While Democrats in the room declared unwavering support for President Joe Biden's re-election campaign, the president was undertaking a drastic policy reversal on his stance over immigration and border security. Biden's administration reversed his 2020 campaign position and began border wall construction in south Texas along the border with Mexico.
The president's flip-flop comes just days after Illinois Governor J.B. Pritzker called Biden and the federal government out for "inaction" on immigration.
Biden previously said a border wall was not effective. Now facing tightening poll numbers and under pressure from within his own party, he appears to be shifting the party platform closer to Donald Trump's position on immigration.
In a social media post online, former President Donald Trump asked when would "Joe Biden apologize to me and America for taking so long?"
Democrats attending the DNC Fall 2023 Meetings still drew a distinction between Biden's border wall construction and Trump's campaign pledge to build the wall.
"Donald Trump's wall was about division," Rev. Darryl Gray said. "It excludes people of color. It excludes people who are different."
Gray argued that Trump wielded the wall as a symbol of division to stoke racial animus in his campaign rhetoric.
"Biden has made very clear that the security of this country is of paramount importance to him," Gray said. "Nobody has ever said that we should not have security on our southern border."
"If the border wall is one way to do it, then let's make sure we have that. But at the same time, our policies still need to be open and reflect the fact that we still encourage people to come, but to come in a way that is safe, to come in a way that is legal."
"The Democratic Party has always, as part of our core values, cared about the marginalized, the least among us. We don't need to alter that at all."

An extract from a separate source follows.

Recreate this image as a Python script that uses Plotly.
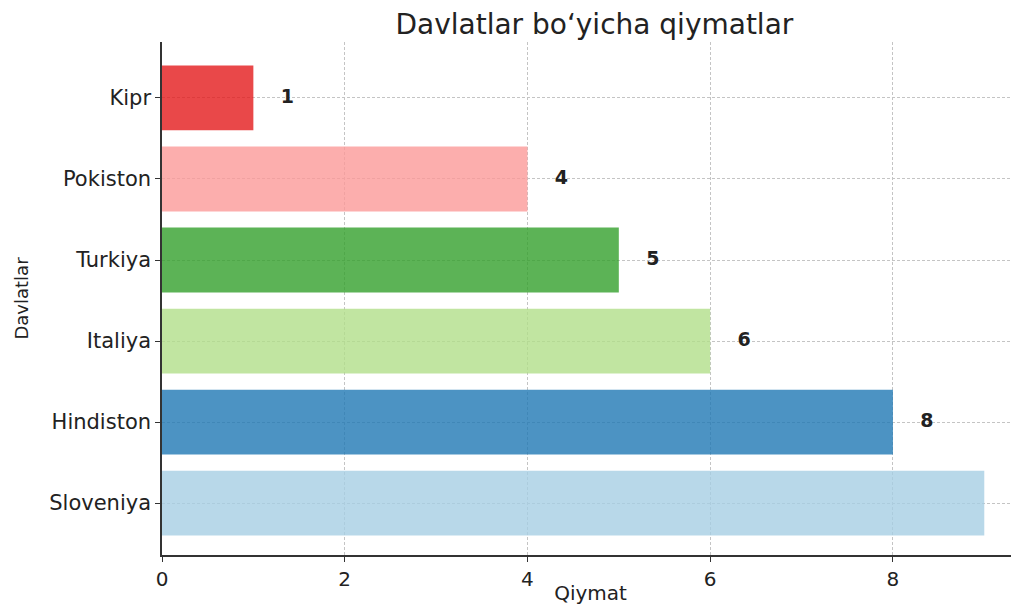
import plotly.graph_objects as go

countries = ["Sloveniya", "Hindiston", "Italiya", "Turkiya", "Pokiston", "Kipr"]
values = [9, 8, 6, 5, 4, 1]
colors = ["#a6cee3", "#1f78b4", "#b2df8a", "#33a02c", "#fb9a99", "#e31a1c"]
x_ticks = [0, 2, 4, 6, 8]

title = "Davlatlar bo‘yicha qiymatlar"
x_title = "Qiymat"
y_title = "Davlatlar"

font_family = "DejaVu Sans, Verdana, sans-serif"

fig = go.Figure()
fig.add_trace(go.Bar(
    y=countries, x=values, orientation="h",
    marker=dict(color=colors, opacity=0.8, line=dict(width=0)),
    width=0.8, showlegend=False, hoverinfo="skip",
))
fig.add_trace(go.Scatter(
    y=countries, x=[v + 0.3 for v in values], mode="text",
    text=[f"<b>{v}</b>" for v in values], textposition="middle right",
    textfont=dict(family=font_family, size=19, color="#222222"),
    cliponaxis=False, showlegend=False, hoverinfo="skip",
))

# the page body adds an 8 px margin, so the figure is 8 px smaller and margins shifted
fig.update_layout(
    width=1011, height=597,
    margin=dict(l=154, r=0, t=34, b=50),
    paper_bgcolor="white", plot_bgcolor="white",
    font=dict(family=font_family, size=20, color="#222222"),
    title=dict(text=title, x=0.58, xanchor="center", y=0.973, yanchor="middle",
               font=dict(size=28, color="#222222")),
)
fig.update_xaxes(
    range=[0, 9.38], tickvals=x_ticks, ticktext=[str(t) for t in x_ticks],
    showgrid=True, gridcolor="#c4c4c4", griddash="3px,2px", gridwidth=1,
    showline=True, linecolor="#333333", linewidth=1.5,
    ticks="outside", ticklen=5, tickcolor="#333333",
    zeroline=False, automargin=False,
    title=dict(text=x_title, standoff=6, font=dict(size=20)),
    tickfont=dict(size=20),
)
fig.update_yaxes(
    type="category", categoryorder="array", categoryarray=countries,
    range=[-0.64, 5.69],
    showgrid=True, gridcolor="#c4c4c4", griddash="3px,2px", gridwidth=1,
    showline=True, linecolor="#333333", linewidth=1.5,
    ticks="outside", ticklen=5, tickcolor="#333333",
    zeroline=False, automargin=False,
    title=dict(text=y_title, standoff=16, font=dict(size=18)),
    tickfont=dict(size=21),
)

fig.write_html("out.html")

"Former President Clinton just said that immigration is an issue," Gray said. "It's a crisis in this country. And so I don't think anybody is doubting that the issue of immigration is a crisis issue. We do need to make sure that we have the proper resources to care for immigrants and refugees."
While the reverend gave Biden a pass for constructing a barrier at the southern border, he criticized St. Louis Mayor Tishaura Jones for erecting steel gate barricades around the City Hall lawn.
"This will be remembered as one of the things that we wish she had not done," Gray said. "We have to put our own house somewhere."
Earlier this week, Jones gave orders for city workers to evict a homeless tent camp from the lawn under her office window.
"The timing is definitely suspect," Gray said. "You've got the Democratic National Committee coming here. It is reminiscent of what they did in Atlanta when the Olympics came to Atlanta. They moved all the unhoused people out of sight.
"We should have done more. We should have done better sooner. And I'm hoping that that the mayor has learned from this."